- **Extracted data**:

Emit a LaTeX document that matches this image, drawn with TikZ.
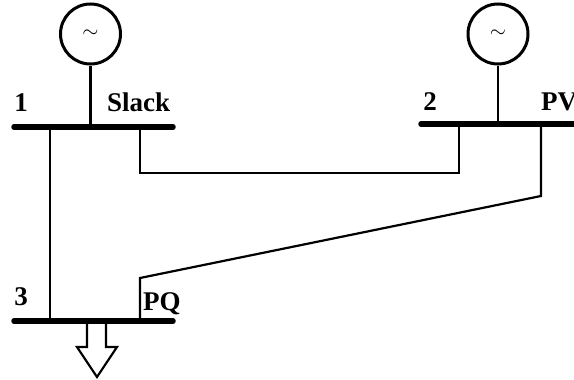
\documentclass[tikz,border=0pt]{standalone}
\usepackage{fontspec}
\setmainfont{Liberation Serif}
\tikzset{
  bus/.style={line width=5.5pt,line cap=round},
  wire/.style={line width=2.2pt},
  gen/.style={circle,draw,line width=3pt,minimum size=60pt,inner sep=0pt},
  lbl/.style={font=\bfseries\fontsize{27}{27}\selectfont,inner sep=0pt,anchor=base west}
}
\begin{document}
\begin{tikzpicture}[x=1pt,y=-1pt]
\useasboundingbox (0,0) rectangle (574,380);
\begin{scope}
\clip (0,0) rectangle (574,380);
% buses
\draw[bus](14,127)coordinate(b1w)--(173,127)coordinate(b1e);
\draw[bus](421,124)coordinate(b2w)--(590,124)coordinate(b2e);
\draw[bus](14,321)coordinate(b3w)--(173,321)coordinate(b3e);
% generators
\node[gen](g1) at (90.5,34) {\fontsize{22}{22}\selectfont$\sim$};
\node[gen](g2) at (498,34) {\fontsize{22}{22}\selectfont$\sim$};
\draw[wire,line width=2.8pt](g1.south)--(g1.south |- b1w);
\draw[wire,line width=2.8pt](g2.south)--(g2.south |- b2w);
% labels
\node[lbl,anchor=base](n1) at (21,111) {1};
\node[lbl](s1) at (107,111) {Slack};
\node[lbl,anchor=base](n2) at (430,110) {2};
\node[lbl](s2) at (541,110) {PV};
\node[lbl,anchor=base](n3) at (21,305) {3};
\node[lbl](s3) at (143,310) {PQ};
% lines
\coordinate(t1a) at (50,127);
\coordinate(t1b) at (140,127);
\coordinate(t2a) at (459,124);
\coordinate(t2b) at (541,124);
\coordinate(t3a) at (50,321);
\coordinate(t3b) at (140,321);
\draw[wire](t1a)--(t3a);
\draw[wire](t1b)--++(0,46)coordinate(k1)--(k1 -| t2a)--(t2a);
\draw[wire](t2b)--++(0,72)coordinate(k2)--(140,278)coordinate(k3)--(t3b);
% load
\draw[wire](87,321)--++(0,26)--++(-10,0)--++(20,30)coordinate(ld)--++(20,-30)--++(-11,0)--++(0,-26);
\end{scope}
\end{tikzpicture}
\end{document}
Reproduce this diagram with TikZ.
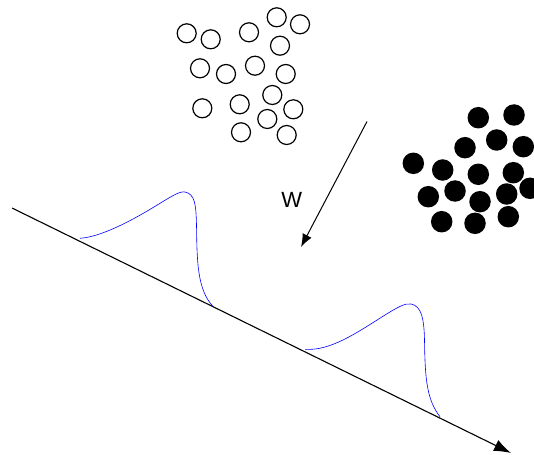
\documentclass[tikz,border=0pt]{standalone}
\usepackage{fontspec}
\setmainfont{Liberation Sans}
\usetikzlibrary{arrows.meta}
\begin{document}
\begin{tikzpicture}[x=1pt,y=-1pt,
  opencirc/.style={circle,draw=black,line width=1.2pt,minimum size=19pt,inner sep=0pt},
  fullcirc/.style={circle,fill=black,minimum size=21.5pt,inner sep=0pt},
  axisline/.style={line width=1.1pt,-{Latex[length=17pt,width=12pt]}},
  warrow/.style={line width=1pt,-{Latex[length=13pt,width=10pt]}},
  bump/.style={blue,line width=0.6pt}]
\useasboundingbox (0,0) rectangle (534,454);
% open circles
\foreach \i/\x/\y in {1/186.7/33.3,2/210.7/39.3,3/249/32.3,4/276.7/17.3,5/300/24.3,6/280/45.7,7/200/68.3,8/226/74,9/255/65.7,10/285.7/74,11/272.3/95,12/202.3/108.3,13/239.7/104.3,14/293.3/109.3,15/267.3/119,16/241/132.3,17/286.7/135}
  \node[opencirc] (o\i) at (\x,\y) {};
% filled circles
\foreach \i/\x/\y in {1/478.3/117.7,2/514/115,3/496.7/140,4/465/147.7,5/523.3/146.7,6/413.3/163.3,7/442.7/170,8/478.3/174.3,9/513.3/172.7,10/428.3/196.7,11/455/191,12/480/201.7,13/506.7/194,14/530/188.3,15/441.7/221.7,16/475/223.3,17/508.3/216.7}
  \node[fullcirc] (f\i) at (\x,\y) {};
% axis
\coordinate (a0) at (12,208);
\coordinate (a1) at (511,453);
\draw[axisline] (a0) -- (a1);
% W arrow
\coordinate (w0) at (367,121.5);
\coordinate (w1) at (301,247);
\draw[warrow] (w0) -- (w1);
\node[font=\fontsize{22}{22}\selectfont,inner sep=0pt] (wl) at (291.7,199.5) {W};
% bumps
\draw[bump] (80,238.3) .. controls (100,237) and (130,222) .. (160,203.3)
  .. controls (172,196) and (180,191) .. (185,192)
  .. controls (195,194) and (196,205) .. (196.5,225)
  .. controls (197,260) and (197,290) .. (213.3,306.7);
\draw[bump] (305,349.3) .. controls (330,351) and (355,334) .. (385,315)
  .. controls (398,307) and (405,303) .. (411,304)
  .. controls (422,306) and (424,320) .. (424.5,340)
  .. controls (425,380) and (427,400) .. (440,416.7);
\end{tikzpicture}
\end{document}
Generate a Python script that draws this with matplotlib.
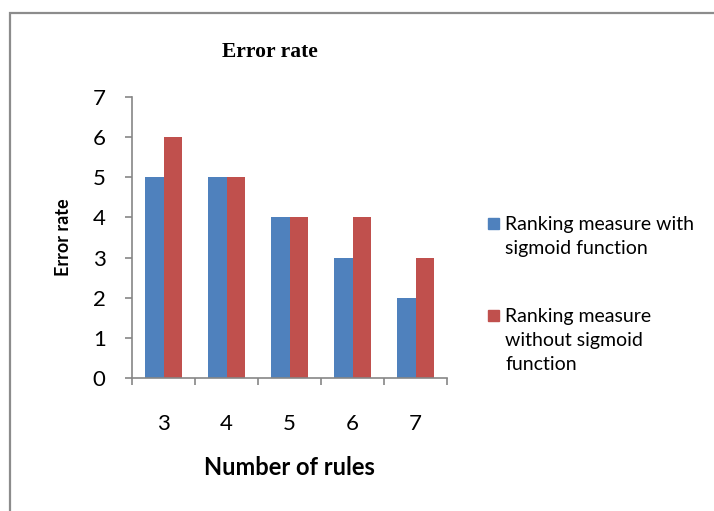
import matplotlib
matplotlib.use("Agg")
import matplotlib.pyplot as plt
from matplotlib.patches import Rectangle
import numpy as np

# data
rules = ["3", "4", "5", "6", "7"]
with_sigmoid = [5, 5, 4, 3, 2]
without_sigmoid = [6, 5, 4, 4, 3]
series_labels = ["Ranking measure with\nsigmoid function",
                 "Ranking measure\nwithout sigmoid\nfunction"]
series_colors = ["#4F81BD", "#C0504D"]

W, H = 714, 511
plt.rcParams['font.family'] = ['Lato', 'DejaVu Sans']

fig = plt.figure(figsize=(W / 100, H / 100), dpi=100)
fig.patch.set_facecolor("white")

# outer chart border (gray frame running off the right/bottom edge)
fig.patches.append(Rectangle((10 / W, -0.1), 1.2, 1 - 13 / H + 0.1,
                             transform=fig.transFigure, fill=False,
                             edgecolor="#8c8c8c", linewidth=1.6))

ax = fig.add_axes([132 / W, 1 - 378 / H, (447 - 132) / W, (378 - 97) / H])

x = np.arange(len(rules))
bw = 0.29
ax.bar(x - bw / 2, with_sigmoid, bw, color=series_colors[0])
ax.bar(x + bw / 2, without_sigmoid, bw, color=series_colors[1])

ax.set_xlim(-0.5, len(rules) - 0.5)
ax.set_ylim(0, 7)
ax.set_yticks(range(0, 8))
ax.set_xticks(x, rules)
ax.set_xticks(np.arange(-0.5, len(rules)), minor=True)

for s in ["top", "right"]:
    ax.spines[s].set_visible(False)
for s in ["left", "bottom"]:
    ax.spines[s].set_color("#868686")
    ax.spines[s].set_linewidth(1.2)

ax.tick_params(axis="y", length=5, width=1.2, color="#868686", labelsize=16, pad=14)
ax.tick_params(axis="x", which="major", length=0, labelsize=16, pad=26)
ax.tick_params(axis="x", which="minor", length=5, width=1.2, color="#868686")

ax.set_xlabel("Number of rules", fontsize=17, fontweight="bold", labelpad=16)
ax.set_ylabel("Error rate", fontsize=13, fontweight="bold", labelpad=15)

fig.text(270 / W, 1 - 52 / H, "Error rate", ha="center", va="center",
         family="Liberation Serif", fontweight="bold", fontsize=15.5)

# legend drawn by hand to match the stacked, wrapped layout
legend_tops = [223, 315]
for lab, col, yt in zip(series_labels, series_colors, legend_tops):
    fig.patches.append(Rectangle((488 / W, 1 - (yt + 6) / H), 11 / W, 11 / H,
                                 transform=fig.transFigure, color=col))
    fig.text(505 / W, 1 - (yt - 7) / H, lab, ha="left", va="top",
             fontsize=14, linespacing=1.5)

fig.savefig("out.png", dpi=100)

- **What you are asked to do**:
Reproduce the entries exactly. Do not carry over any picture.

- **Response to the exercise**:
Emit a LaTeX document that matches this image, drawn with TikZ.
\documentclass[tikz,border=0pt]{standalone}
\usepackage{fontspec}
\setmainfont{Liberation Serif}
\tikzset{
  bus/.style={line width=5.5pt,line cap=round},
  wire/.style={line width=2.2pt},
  gen/.style={circle,draw,line width=3pt,minimum size=60pt,inner sep=0pt},
  lbl/.style={font=\bfseries\fontsize{27}{27}\selectfont,inner sep=0pt,anchor=base west}
}
\begin{document}
\begin{tikzpicture}[x=1pt,y=-1pt]
\useasboundingbox (0,0) rectangle (574,380);
\begin{scope}
\clip (0,0) rectangle (574,380);
% buses
\draw[bus](14,127)coordinate(b1w)--(173,127)coordinate(b1e);
\draw[bus](421,124)coordinate(b2w)--(590,124)coordinate(b2e);
\draw[bus](14,321)coordinate(b3w)--(173,321)coordinate(b3e);
% generators
\node[gen](g1) at (90.5,34) {\fontsize{22}{22}\selectfont$\sim$};
\node[gen](g2) at (498,34) {\fontsize{22}{22}\selectfont$\sim$};
\draw[wire,line width=2.8pt](g1.south)--(g1.south |- b1w);
\draw[wire,line width=2.8pt](g2.south)--(g2.south |- b2w);
% labels
\node[lbl,anchor=base](n1) at (21,111) {1};
\node[lbl](s1) at (107,111) {Slack};
\node[lbl,anchor=base](n2) at (430,110) {2};
\node[lbl](s2) at (541,110) {PV};
\node[lbl,anchor=base](n3) at (21,305) {3};
\node[lbl](s3) at (143,310) {PQ};
% lines
\coordinate(t1a) at (50,127);
\coordinate(t1b) at (140,127);
\coordinate(t2a) at (459,124);
\coordinate(t2b) at (541,124);
\coordinate(t3a) at (50,321);
\coordinate(t3b) at (140,321);
\draw[wire](t1a)--(t3a);
\draw[wire](t1b)--++(0,46)coordinate(k1)--(k1 -| t2a)--(t2a);
\draw[wire](t2b)--++(0,72)coordinate(k2)--(140,278)coordinate(k3)--(t3b);
% load
\draw[wire](87,321)--++(0,26)--++(-10,0)--++(20,30)coordinate(ld)--++(20,-30)--++(-11,0)--++(0,-26);
\end{scope}
\end{tikzpicture}
\end{document}
Reproduce this diagram with TikZ.
\documentclass[tikz,border=0pt]{standalone}
\usepackage{fontspec}
\setmainfont{Liberation Sans}
\usetikzlibrary{arrows.meta}
\begin{document}
\begin{tikzpicture}[x=1pt,y=-1pt,
  opencirc/.style={circle,draw=black,line width=1.2pt,minimum size=19pt,inner sep=0pt},
  fullcirc/.style={circle,fill=black,minimum size=21.5pt,inner sep=0pt},
  axisline/.style={line width=1.1pt,-{Latex[length=17pt,width=12pt]}},
  warrow/.style={line width=1pt,-{Latex[length=13pt,width=10pt]}},
  bump/.style={blue,line width=0.6pt}]
\useasboundingbox (0,0) rectangle (534,454);
% open circles
\foreach \i/\x/\y in {1/186.7/33.3,2/210.7/39.3,3/249/32.3,4/276.7/17.3,5/300/24.3,6/280/45.7,7/200/68.3,8/226/74,9/255/65.7,10/285.7/74,11/272.3/95,12/202.3/108.3,13/239.7/104.3,14/293.3/109.3,15/267.3/119,16/241/132.3,17/286.7/135}
  \node[opencirc] (o\i) at (\x,\y) {};
% filled circles
\foreach \i/\x/\y in {1/478.3/117.7,2/514/115,3/496.7/140,4/465/147.7,5/523.3/146.7,6/413.3/163.3,7/442.7/170,8/478.3/174.3,9/513.3/172.7,10/428.3/196.7,11/455/191,12/480/201.7,13/506.7/194,14/530/188.3,15/441.7/221.7,16/475/223.3,17/508.3/216.7}
  \node[fullcirc] (f\i) at (\x,\y) {};
% axis
\coordinate (a0) at (12,208);
\coordinate (a1) at (511,453);
\draw[axisline] (a0) -- (a1);
% W arrow
\coordinate (w0) at (367,121.5);
\coordinate (w1) at (301,247);
\draw[warrow] (w0) -- (w1);
\node[font=\fontsize{22}{22}\selectfont,inner sep=0pt] (wl) at (291.7,199.5) {W};
% bumps
\draw[bump] (80,238.3) .. controls (100,237) and (130,222) .. (160,203.3)
  .. controls (172,196) and (180,191) .. (185,192)
  .. controls (195,194) and (196,205) .. (196.5,225)
  .. controls (197,260) and (197,290) .. (213.3,306.7);
\draw[bump] (305,349.3) .. controls (330,351) and (355,334) .. (385,315)
  .. controls (398,307) and (405,303) .. (411,304)
  .. controls (422,306) and (424,320) .. (424.5,340)
  .. controls (425,380) and (427,400) .. (440,416.7);
\end{tikzpicture}
\end{document}
Generate a Python script that draws this with matplotlib.
import matplotlib
matplotlib.use("Agg")
import matplotlib.pyplot as plt
from matplotlib.patches import Rectangle
import numpy as np

# data
rules = ["3", "4", "5", "6", "7"]
with_sigmoid = [5, 5, 4, 3, 2]
without_sigmoid = [6, 5, 4, 4, 3]
series_labels = ["Ranking measure with\nsigmoid function",
                 "Ranking measure\nwithout sigmoid\nfunction"]
series_colors = ["#4F81BD", "#C0504D"]

W, H = 714, 511
plt.rcParams['font.family'] = ['Lato', 'DejaVu Sans']

fig = plt.figure(figsize=(W / 100, H / 100), dpi=100)
fig.patch.set_facecolor("white")

# outer chart border (gray frame running off the right/bottom edge)
fig.patches.append(Rectangle((10 / W, -0.1), 1.2, 1 - 13 / H + 0.1,
                             transform=fig.transFigure, fill=False,
                             edgecolor="#8c8c8c", linewidth=1.6))

ax = fig.add_axes([132 / W, 1 - 378 / H, (447 - 132) / W, (378 - 97) / H])

x = np.arange(len(rules))
bw = 0.29
ax.bar(x - bw / 2, with_sigmoid, bw, color=series_colors[0])
ax.bar(x + bw / 2, without_sigmoid, bw, color=series_colors[1])

ax.set_xlim(-0.5, len(rules) - 0.5)
ax.set_ylim(0, 7)
ax.set_yticks(range(0, 8))
ax.set_xticks(x, rules)
ax.set_xticks(np.arange(-0.5, len(rules)), minor=True)

for s in ["top", "right"]:
    ax.spines[s].set_visible(False)
for s in ["left", "bottom"]:
    ax.spines[s].set_color("#868686")
    ax.spines[s].set_linewidth(1.2)

ax.tick_params(axis="y", length=5, width=1.2, color="#868686", labelsize=16, pad=14)
ax.tick_params(axis="x", which="major", length=0, labelsize=16, pad=26)
ax.tick_params(axis="x", which="minor", length=5, width=1.2, color="#868686")

ax.set_xlabel("Number of rules", fontsize=17, fontweight="bold", labelpad=16)
ax.set_ylabel("Error rate", fontsize=13, fontweight="bold", labelpad=15)

fig.text(270 / W, 1 - 52 / H, "Error rate", ha="center", va="center",
         family="Liberation Serif", fontweight="bold", fontsize=15.5)

# legend drawn by hand to match the stacked, wrapped layout
legend_tops = [223, 315]
for lab, col, yt in zip(series_labels, series_colors, legend_tops):
    fig.patches.append(Rectangle((488 / W, 1 - (yt + 6) / H), 11 / W, 11 / H,
                                 transform=fig.transFigure, color=col))
    fig.text(505 / W, 1 - (yt - 7) / H, lab, ha="left", va="top",
             fontsize=14, linespacing=1.5)

fig.savefig("out.png", dpi=100)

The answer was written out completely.